Estos ochenta años de soledad de Gabriel García Márquez se le han hecho sin duda más llevaderos gracias al soplo mineral -"terco y profundo", como lo califiqué en su día- de su mujer, Mercedes Barcha, que le guardó la ausencia en la juventud, cuando Gabo emigró a Europa para ganarse la vida cantando boleros en el Barrio Latino de París. Mercedes padece, aun más que su marido, la pasión por las conspiraciones, amorosas, literarias, políticas o de cualquier otro género, y ambos disfrutan procurando con ellas el bien de los demás.

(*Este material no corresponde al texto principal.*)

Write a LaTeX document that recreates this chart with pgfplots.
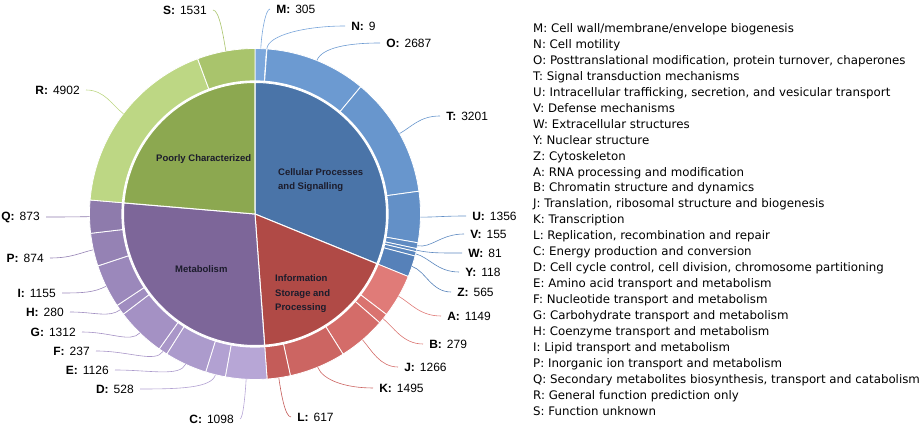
\documentclass[border=0pt]{standalone}
\usepackage{fontspec}
\setmainfont{Liberation Sans}
\newfontfamily\legfamily{DejaVu Sans}
\usepackage{pgfplots}
\usepackage{pgfplotstable}
\pgfplotsset{compat=1.18}

% outer ring colours
\definecolor{cM}{HTML}{7BA7DC}
\definecolor{cN}{HTML}{78A4DA}
\definecolor{cO}{HTML}{6C9AD1}
\definecolor{cT}{HTML}{6896CD}
\definecolor{cU}{HTML}{6390C7}
\definecolor{cV}{HTML}{5F8BC2}
\definecolor{cW}{HTML}{5D89C0}
\definecolor{cY}{HTML}{5B87BE}
\definecolor{cZ}{HTML}{5681B9}
\definecolor{cA}{HTML}{E07B78}
\definecolor{cB}{HTML}{DA736F}
\definecolor{cJ}{HTML}{D46C69}
\definecolor{cK}{HTML}{CC6562}
\definecolor{cL}{HTML}{C45C59}
\definecolor{cC}{HTML}{B7A6D6}
\definecolor{cD}{HTML}{B2A1D2}
\definecolor{cE}{HTML}{AC9BCC}
\definecolor{cF}{HTML}{A996C8}
\definecolor{cG}{HTML}{A491C4}
\definecolor{cH}{HTML}{A08DC0}
\definecolor{cI}{HTML}{9B88BB}
\definecolor{cP}{HTML}{9582B4}
\definecolor{cQ}{HTML}{8E7BAC}
\definecolor{cR}{HTML}{BDD784}
\definecolor{cS}{HTML}{A9C46C}
% inner pie colours
\definecolor{iCell}{HTML}{4A74A8}
\definecolor{iInfo}{HTML}{B04A46}
\definecolor{iMeta}{HTML}{7D6699}
\definecolor{iPoor}{HTML}{8CA850}
\definecolor{ctext}{HTML}{1C1C2C}

% outer ring: COG category counts (label positions in image pixels)
\pgfplotstableread{
cog value col lx ly side
M 305 cM 270 9 1
N 9 cN 345 26 1
O 2687 cO 380 43 1
T 3201 cT 440 116 1
U 1356 cU 466 216 1
V 155 cV 464 234 1
W 81 cW 462 253 1
Y 118 cY 459 272 1
Z 565 cZ 451 292 1
A 1149 cA 441 316 1
B 279 cB 423 344 1
J 1266 cJ 398 367 1
K 1495 cK 373 388 1
L 617 cL 291 417 1
C 1098 cC 240 419 -1
D 528 cD 140 389 -1
E 1126 cE 115 370 -1
F 237 cF 96 351 -1
G 1312 cG 82 332 -1
H 280 cH 70 312 -1
I 1155 cI 62 293 -1
P 874 cP 50 258 -1
Q 873 cQ 46 217 -1
R 4902 cR 86 90 -1
S 1531 cS 213 10 -1
}\outerdata

% inner pie: group totals
\pgfplotstableread{
grp value col
Cell 8477 iCell
Info 4806 iInfo
Meta 7483 iMeta
Poor 6433 iPoor
}\innerdata

\def\total{0}%
\pgfplotsforeachungrouped \i in {0,...,24}{%
  \pgfplotstablegetelem{\i}{value}\of\outerdata
  \pgfmathsetmacro\total{\total+\pgfplotsretval/100}%
}%

\def\Ro{165.5}
\def\Ri{131.5}
\def\Rgap{133.6}
\newcommand\labfont{\fontsize{12}{14}\selectfont}
\newcommand\legfont{\legfamily\fontsize{11.8}{14}\selectfont}
\newcommand\cenfont{\fontsize{9.5}{11}\selectfont\bfseries}

\begin{document}
\begin{tikzpicture}
\useasboundingbox (0,0) rectangle (924pt,430pt);
\begin{axis}[
  at={(0,0)}, anchor=south west,
  x=1pt, y=1pt,
  xmin=0, xmax=924, ymin=0, ymax=430,
  hide axis, clip=false,
]
% ---------- outer ring ----------
\def\cum{0}%
\pgfplotsforeachungrouped \i in {0,...,24}{%
  \pgfplotstablegetelem{\i}{value}\of\outerdata \pgfmathsetmacro\wv{\pgfplotsretval/100}%
  \pgfplotstablegetelem{\i}{col}\of\outerdata \edef\wc{\pgfplotsretval}%
  \pgfmathsetmacro\aS{90-360*(\cum/\total)}%
  \pgfmathsetmacro\cum{\cum+\wv}%
  \pgfmathsetmacro\aE{90-360*(\cum/\total)}%
  \pgfmathsetmacro\dA{\aE-(\aS)}%
  \edef\tmp{\noexpand\addplot[fill=\wc, draw=white, line width=0.8pt, samples at={-1,0,0.01,...,1,2}]
    ({255+\Ro*(x>(-0.5))*(x<1.5)*cos(\aS+(\dA)*min(max(x,0),1))},
     {216+\Ro*(x>(-0.5))*(x<1.5)*sin(\aS+(\dA)*min(max(x,0),1))});}%
  \tmp
  % leader line and label
  \pgfmathsetmacro\aM{(\aS+\aE)/2}%
  \pgfmathsetmacro\px{255+\Ro*cos(\aM)}%
  \pgfmathsetmacro\py{216+\Ro*sin(\aM)}%
  \pgfmathsetmacro\qx{255+(\Ro+14)*cos(\aM)}%
  \pgfmathsetmacro\qy{216+(\Ro+14)*sin(\aM)}%
  \pgfplotstablegetelem{\i}{lx}\of\outerdata \edef\lx{\pgfplotsretval}%
  \pgfplotstablegetelem{\i}{ly}\of\outerdata \pgfmathsetmacro\ly{430-\pgfplotsretval}%
  \pgfplotstablegetelem{\i}{side}\of\outerdata \edef\sd{\pgfplotsretval}%
  \pgfmathsetmacro\rx{\lx-(\sd)*0.5*abs(\lx-(\px))}%
  \ifnum\sd>0 \def\anc{west}\else\def\anc{east}\fi
  \pgfmathsetmacro\sh{(\sd)*6}%
  \pgfplotstablegetelem{\i}{cog}\of\outerdata \edef\cg{\pgfplotsretval}%
  \pgfplotstablegetelem{\i}{value}\of\outerdata \edef\val{\pgfplotsretval}%
  \edef\tmp{\noexpand\draw[\wc, line width=0.6pt] (axis cs:\px,\py) .. controls (axis cs:\qx,\qy) and (axis cs:\rx,\ly) .. (axis cs:\lx,\ly)
     node[anchor=\anc, inner sep=0pt, xshift=\sh pt, text=black, font=\noexpand\labfont] {\noexpand\textbf{\cg:}\noexpand\hspace{5pt}\val};}%
  \tmp
}
% ---------- white gap ----------
\addplot[fill=white, draw=none, domain=0:360, samples=181] ({255+\Rgap*cos(x)},{216+\Rgap*sin(x)});
% ---------- inner pie ----------
\def\cum{0}%
\pgfplotsforeachungrouped \i in {0,...,3}{%
  \pgfplotstablegetelem{\i}{value}\of\innerdata \pgfmathsetmacro\wv{\pgfplotsretval/100}%
  \pgfplotstablegetelem{\i}{col}\of\innerdata \edef\wc{\pgfplotsretval}%
  \pgfmathsetmacro\aS{90-360*(\cum/\total)}%
  \pgfmathsetmacro\cum{\cum+\wv}%
  \pgfmathsetmacro\aE{90-360*(\cum/\total)}%
  \pgfmathsetmacro\dA{\aE-(\aS)}%
  \edef\tmp{\noexpand\addplot[fill=\wc, draw=white, line width=1pt, samples at={-1,0,0.01,...,1,2}]
    ({255+\Ri*(x>(-0.5))*(x<1.5)*cos(\aS+(\dA)*min(max(x,0),1))},
     {216+\Ri*(x>(-0.5))*(x<1.5)*sin(\aS+(\dA)*min(max(x,0),1))});}%
  \tmp
}
\end{axis}
% ---------- group names ----------
\begin{scope}[every node/.style={anchor=base west, inner sep=0pt, text=ctext, font=\cenfont}]
\node at (156pt,268.5pt) {Poorly Characterized};
\node at (278pt,254.5pt) {Cellular Processes};
\node at (278pt,240.5pt) {and Signalling};
\node at (175pt,157.5pt) {Metabolism};
\node at (275pt,148.5pt) {Information};
\node at (275pt,133.5pt) {Storage and};
\node at (275pt,119.5pt) {Processing};
\end{scope}
% ---------- legend ----------
\foreach \t [count=\k from 0] in {
 {M: Cell wall/membrane/envelope biogenesis},
 {N: Cell motility},
 {O: Posttranslational modification, protein turnover, chaperones},
 {T: Signal transduction mechanisms},
 {U: Intracellular trafficking, secretion, and vesicular transport},
 {V: Defense mechanisms},
 {W: Extracellular structures},
 {Y: Nuclear structure},
 {Z: Cytoskeleton},
 {A: RNA processing and modification},
 {B: Chromatin structure and dynamics},
 {J: Translation, ribosomal structure and biogenesis},
 {K: Transcription},
 {L: Replication, recombination and repair},
 {C: Energy production and conversion},
 {D: Cell cycle control, cell division, chromosome partitioning},
 {E: Amino acid transport and metabolism},
 {F: Nucleotide transport and metabolism},
 {G: Carbohydrate transport and metabolism},
 {H: Coenzyme transport and metabolism},
 {I: Lipid transport and metabolism},
 {P: Inorganic ion transport and metabolism},
 {Q: Secondary metabolites biosynthesis, transport and catabolism},
 {R: General function prediction only},
 {S: Function unknown}}{
  \node[anchor=base west, inner sep=0pt, font=\legfont] at (533pt,{(430-32.5-15.95*\k)*1pt}) {\t};
}
\end{tikzpicture}
\end{document}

La Gaba es el contrapunto férreo, definitivo y sólido con que ha contado García Márquez desde que era un adolescente. Es imposible imaginarse al uno sin el otro, y su historia común resulta aún mucho más tierna y convincente que la de los tiempos del cólera, inspirada en los amores juveniles de los padres de Gabo. Cartagena de Indias, sede del próximo Congreso Internacional de la Lengua Española, es el escenario mágico y real en donde se desarrolla la novela de referencia y va a ser también el lugar donde el conjunto de Academias de nuestra lengua, junto a una nutrida representación de la vida científica, literaria y política iberoamericana, rinda homenaje a la lucidez y el entusiasmo vital de un Gabriel García Márquez octogenario. Allí va a presentarse ante la comunidad internacional una edición especial de Cien Años de Soledad, corregida de puño y letra por el autor, que ha fijado definitivamente el texto de la novela. Es la segunda entrega de una saga que comenzó con la edición conmemorativa del cuarto centenario del Quijote y que aúna así, bajo un mismo sello y con idéntico énfasis, las dos obras más legendarias, las más difundidas y elogiadas, de cuantas se han escrito en toda la historia de nuestra lengua. Álvaro Mutis, Mario Vargas Llosa y Carlos Fuentes son los prologuistas de lujo elegidos para la ocasión. Los tres han jugado un papel singular en la vida de Gabo, como escritores y como personas. Su conjunción en este aniversario nos trae a la memoria los buenos tiempos del boom de la novela latinoamericana cuando, hace más de cuarenta años, los españoles aprendimos, gracias a los escritores de la otra orilla del océano, las lecciones morales y estéticas que nos vetaba el franquismo. Pudimos de ese modo rebelarnos contra el aislamiento de nuestra propia estirpe, condenada, como la de Aureliano Buendía, a la soledad perpetua dictada por el gesto adusto y miserable del poder.
El poder
Gabo dijo que "el poder absoluto es la realización más alta y más completa del ser humano, y por eso resume a la vez toda su grandeza y toda su miseria".
"Aznar no me interesa"
Cuando ya se barruntaba el relevo en el Gobierno español, le pregunté a García Márquez si quería que le presentara a Aznar. "No me interesa lo más mínimo", me contestó.